Ces associations critiquaient le cadre de son intervention « en autorité », sans contradiction autre que l’échange éventuel avec le public : « Le “débat” qui aurait pu avoir lieu n’aurait pu être égal, justifie à La Croix Marion, de Mauvais Genre-s. Par ailleurs, nous pensons que les droits des personnes ne sont pas à débattre. Un tel débat met au même plan des idées qui tuent (l’homophobie et la transphobie), et des idées qui luttent contre ces oppressions. »

Aussi, le collectif appelait-il « les étudiant·e·s à se mobiliser contre la venue de cette conférencière au sein de leur lieu d’étude » et entendait mettre « tout en œuvre afin que cette conférence n’ait pas lieu ».

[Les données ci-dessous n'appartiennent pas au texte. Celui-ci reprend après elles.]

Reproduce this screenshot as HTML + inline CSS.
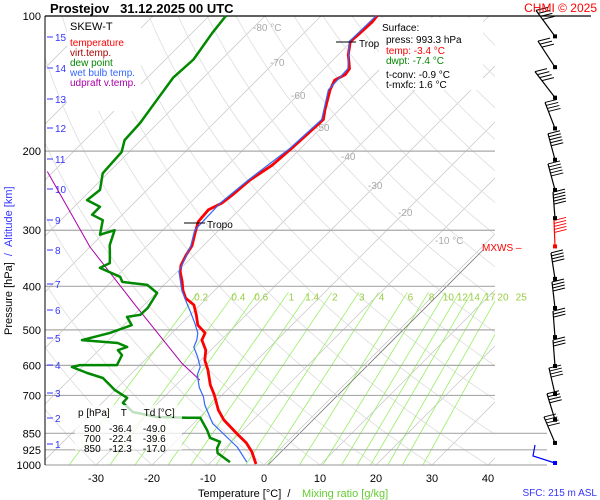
<!DOCTYPE html>
<html><head><meta charset="utf-8"><style>
html,body{margin:0;padding:0;background:#fff;}
svg{display:block;font-family:"Liberation Sans",sans-serif;}
</style></head><body>
<svg id="c" width="600" height="500" viewBox="0 0 600 500">
<rect x="0" y="0" width="600" height="500" fill="#fff"/>
<g id="grid"></g>
<g id="series"></g>
<g id="barbs"></g>
<g id="txt">
<text x="50" y="13" font-size="13" font-weight="bold">Prostejov&#160;&#160;&#160;31.12.2025 00 UTC</text>
<text x="597" y="12" font-size="12" fill="#f00" text-anchor="end">CHMI © 2025</text>
<rect x="67" y="17" width="74" height="94" fill="#fff"/>
<text x="70" y="30" font-size="11">SKEW-T</text>
<text x="70" y="46" font-size="10" fill="#f00">temperature</text>
<text x="70" y="56" font-size="10" fill="#a00">virt.temp.</text>
<text x="70" y="66" font-size="10" fill="#080">dew point</text>
<text x="70" y="76" font-size="10" fill="#36f">wet bulb temp.</text>
<text x="70" y="86" font-size="10" fill="#a0a">udpraft v.temp.</text>
<rect x="379" y="18" width="104" height="72" fill="#fff"/>
<text x="382" y="31" font-size="10">Surface:</text>
<text x="386" y="43" font-size="10">press: 993.3 hPa</text>
<text x="386" y="54" font-size="10" fill="#f00">temp: -3.4 °C</text>
<text x="386" y="64" font-size="10" fill="#080">dwpt: -7.4 °C</text>
<text x="386" y="78" font-size="10">t-conv: -0.9 °C</text>
<text x="386" y="88" font-size="10">t-mxfc: 1.6 °C</text>
<rect x="75" y="405" width="107" height="45" fill="#fff" fill-opacity="0.75"/>
<text x="78" y="416" font-size="10">p [hPa]&#160;&#160;&#160;&#160;T&#160;&#160;&#160;&#160;&#160;&#160;Td [°C]</text>
<text x="84" y="432" font-size="10">500&#160;&#160;&#160;-36.4&#160;&#160;&#160;&#160;-49.0</text>
<text x="84" y="442" font-size="10">700&#160;&#160;&#160;-22.4&#160;&#160;&#160;&#160;-39.6</text>
<text x="84" y="452" font-size="10">850&#160;&#160;&#160;-12.3&#160;&#160;&#160;&#160;-17.0</text>
<text x="482" y="251" font-size="10" fill="#f00">MXWS –</text>
<line x1="336" y1="42" x2="356" y2="42" stroke="#000"/>
<text x="359" y="47" font-size="10">Trop</text>
<line x1="184" y1="223" x2="205" y2="223" stroke="#000"/>
<text x="207" y="228" font-size="10">Tropo</text>
<text x="198" y="497" font-size="11">Temperature [°C]&#160;&#160;/</text>
<text x="302" y="497" font-size="11" fill="#6c3">Mixing ratio [g/kg]</text>
<text x="597" y="496" font-size="10" fill="#33f" text-anchor="end">SFC: 215 m ASL</text>
<text transform="translate(12,335) rotate(-90)" font-size="11">Pressure [hPa]&#160;&#160;<tspan fill="#33f">/&#160;&#160;Altitude [km]</tspan></text>
</g>
</svg>
<script>
// ---- data ----
const tempP = [995,935,893,857,794,754,698,663,614,584,555,527,508,488,463,440,425,408,391,371,359,341,325,300,287,270,261,251,232,215,197,181,170,162,146,139,135,131,122,114,110,103,100];
const tempT = [-1.6,-4.5,-7.1,-10.0,-15.2,-18.0,-21.4,-23.9,-27.0,-29.3,-30.9,-33.4,-34.1,-36.8,-38.9,-41.1,-43.8,-45.7,-47.3,-49.5,-50.5,-51.4,-52.0,-54.1,-55.2,-55.5,-54.3,-53.9,-53.4,-52.1,-51.6,-51.3,-51.1,-52.5,-55.2,-56.1,-55.2,-55.5,-58.2,-60.2,-60.0,-59.8,-60.0];
const dewP = [985,941,917,888,870,836,785,785,782,762,727,709,681,640,624,605,599,599,569,555,546,535,527,508,488,468,463,447,414,397,391,381,364,355,337,324,300,307,285,277,266,257,244,224,201,189,173,154,137,125,109,100];
const dewT = [-6.6,-10.4,-11.4,-12.0,-14.5,-16.4,-19.8,-22.1,-27.7,-32.9,-36.3,-36.4,-40.0,-44.3,-48.0,-51.8,-50.7,-44.1,-45.0,-46.6,-45.5,-47.9,-54.8,-51.1,-48.6,-50.9,-48.9,-48.8,-49.8,-53.0,-58.0,-59.3,-64.5,-63.6,-65.4,-66.8,-68.6,-70.4,-72.5,-75.4,-75.4,-78.9,-78.4,-80.9,-81.3,-82.9,-83.2,-84.3,-85.4,-85.0,-86.4,-87.0];
const wetP = [985,912,808,735,705,672,630,605,575,546,527,508,483,452,436,408,371,325,300,261,232,197,170,146,131,114,100];
const wetT = [-3.6,-8.0,-16.6,-21.3,-23.0,-25.4,-28.0,-28.9,-31.1,-33.6,-34.3,-35.4,-37.7,-40.9,-42.7,-45.9,-49.7,-52.2,-54.3,-54.6,-53.7,-51.9,-51.4,-55.5,-55.8,-60.4,-60.2];
const updP = [222,327,440,593,647];
const updT = [-91.1,-70.0,-51.6,-32.9,-26.6];
const isobars = [100,200,300,400,500,600,700,850,925,1000];
const xTicks = [-30,-20,-10,0,10,20,30,40];
const mixRatios = [0.2,0.4,0.6,1,1.4,2,3,4,6,8,10,12,14,17,20,25];
const altKm = [1,2,3,4,5,6,7,8,9,10,11,12,13,14,15];
const altY = [444,418,393,365,338,310,284,250,220,189,159,128,99,68,37];
const barbP = [893,793,695,602,519,447,385,326,282,244,209,178,152,130,111];
const barbN = [4,4,4,3,3,4,4,5,5,5,5,4,4,3,4];
const barbDx = [-11,-8,-6,-2,-2,-3,-4,-1,-2,-7,-7,-10,-20,-17,-19];
// ---- scales ----
const L=45,R=495,T0=16,B=465;
function yP(p){return T0+(B-T0)*Math.log10(p/100);}
function xT(t,p){return 264+5.6*t+(B-yP(p));}
const NS="http://www.w3.org/2000/svg";
function mk(tag,attrs,parent){const e=document.createElementNS(NS,tag);for(const k in attrs)e.setAttribute(k,attrs[k]);parent.appendChild(e);return e;}
const grid=document.getElementById('grid'),ser=document.getElementById('series'),bg=document.getElementById('barbs');
const defs=mk('defs',{},grid);const cp=mk('clipPath',{id:'clip'},defs);mk('rect',{x:L,y:T0,width:R-L,height:B-T0},cp);
const gc=mk('g',{'clip-path':'url(#clip)'},grid);
for(let t=-160;t<=50;t+=10){
  const l=mk('line',{x1:xT(t,1000),y1:B,x2:xT(t,100),y2:T0,stroke:'#ccc','stroke-width':0.8},gc);
  
  
}
for(let th=-40;th<=260;th+=10){
  let d='';for(let p=1000;p>=100;p-=10){const t=(th+273.15)*Math.pow(p/1000,0.286)-273.15;d+=(d?'L':'M')+xT(t,p).toFixed(1)+','+yP(p).toFixed(1);}
  const e=mk('path',{d:d,fill:'none',stroke:'#ddd','stroke-width':0.8},gc);
  
  
}
function tdw(w,p){const e=w*p/(622+w);const a=Math.log(e/6.112);return 243.5*a/(17.67-a);}
mixRatios.forEach(w=>{
  const e=mk('line',{x1:xT(tdw(w,1000),1000),y1:B,x2:xT(tdw(w,400),400),y2:yP(400)+6,stroke:'#9e6','stroke-width':0.8},gc);
  
  
  const tx=mk('text',{x:xT(tdw(w,400),400)+3,y:yP(400)+14,'font-size':10,fill:'#9c4','text-anchor':'middle'},grid);tx.textContent=w;
  
  
});
{const e=mk('line',{x1:xT(0,1000)+4,y1:B,x2:483,y2:250,stroke:'#777','stroke-width':0.8},grid);

}
[[-80,'-80 °C',265,31],[-70,'-70',282,66],[-60,'-60',303,99],[-50,'-50',327,131],[-40,'-40',353,160],[-30,'-30',380,189],[-20,'-20',410,216],[-10,'-10 °C',447,244]].forEach(a=>{
  const t=mk('text',{x:a[2]-12,y:a[3],'font-size':10,fill:'#aaa'},grid);t.textContent=a[1];
  
  
});
isobars.forEach(p=>{
  const xe=p===100?591:(p>=850?547:R);
  const l=mk('line',{x1:L,y1:yP(p),x2:xe,y2:yP(p),stroke:p===100?'#000':'#aaa','stroke-width':1.2},grid);
  
  
  const t=mk('text',{x:41,y:yP(p)+4,'font-size':11,'text-anchor':'end'},grid);t.textContent=p;
  
  
});
{const a=mk('line',{x1:L,y1:T0,x2:L,y2:B,stroke:'#000','stroke-width':1},grid);

}
xTicks.forEach(t=>{
  const tx=mk('text',{x:xT(t,1000),y:482,'font-size':11,'text-anchor':'middle'},grid);tx.textContent=t;
  
  
});
altKm.forEach((k,i)=>{
  const l=mk('line',{x1:47,y1:altY[i],x2:53,y2:altY[i],stroke:'#33f','stroke-width':1},grid);
  
  
  const t=mk('text',{x:55,y:altY[i]+4,'font-size':10,fill:'#33f'},grid);t.textContent=k;
  
  
});
function line(P,Tv,col,w,name){
  let d='';P.forEach((p,i)=>{d+=(i?'L':'M')+xT(Tv[i],p).toFixed(1)+','+yP(p).toFixed(1);});
  const e=mk('path',{d:d,fill:'none',stroke:col,'stroke-width':w,'stroke-linejoin':'round'},ser);
  
  
}
line(updP,updT,'#a0a',1,'updraft-line');
line(dewP,dewT,'#080',2.5,'dew-point-line');
line(tempP,tempT,'#f00',2.8,'temperature-line');
line(wetP,wetT,'#36f',1.2,'wet-bulb-line');
barbP.forEach((p,i)=>{
  const y=yP(p),x=555,tx=x+barbDx[i],ty=y-26;
  const col=(p===326)?'#f00':'#000';
  const s=mk('line',{x1:x,y1:y,x2:tx,y2:ty,stroke:col,'stroke-width':1.2},bg);
  
  
  mk('rect',{x:x-2,y:y-2,width:4,height:4,fill:col},bg);
  const dx=(x-tx)/26;
  for(let k=0;k<barbN[i];k++){const by=ty+k*3;const bx=tx+dx*k*3;mk('line',{x1:bx,y1:by,x2:bx+12,y2:by-3,stroke:col,'stroke-width':1},bg);}
});
{const s=mk('polyline',{points:'555,463 533,456 535,445',fill:'none',stroke:'#00f','stroke-width':1.2},bg);


mk('rect',{x:553,y:461,width:4,height:4,fill:'#00f'},bg);}
</script>
</body></html>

Jointe par La Croix, l’université bordelaise précise toutefois, sans plus de commentaire, que les « menaces violentes » qu’elle évoque ne sont pas allées plus loin que cet avertissement. La militante de Mauvais Genre-s regrette de son côté « que l’annulation se soit faite en criant à la censure, et en inventant des “menaces violentes” »« une indécence sans nom dans un contexte social où l’homophobie et la transphobie tuent », a aussi réagi le collectif étudiant dans un droit de réponse.

Polémiques internes

L’UBM a peut-être quand même craint les actions possibles de certains signataires de l’appel au boycott de Sylviane Agacinski. Riposte Trans a déjà mené des actions symboliques et marquantes, pour dénoncer par exemple « l’inaction » de la mairie de Bordeaux et fustiger aussi d’autres associations locales de défense des personnes lesbiennes gay ou trans (LGBT) : sur un passage piéton repeint par la ville aux couleurs du drapeau gay, deux personnes queer ont feint de mourir sous des jets de faux sang puis se sont embrassées. À la suite de cette « performance artistique » filmée puis diffusée en ligne, la mairie a porté plainte pour dégradation. L’affaire n’a pas eu de suite.

En annulant la conférence, la direction de l’établissement de lettres et sciences humaines a sûrement préféré prévenir tout risque de débordements voire simplement des polémiques internes, précise une source.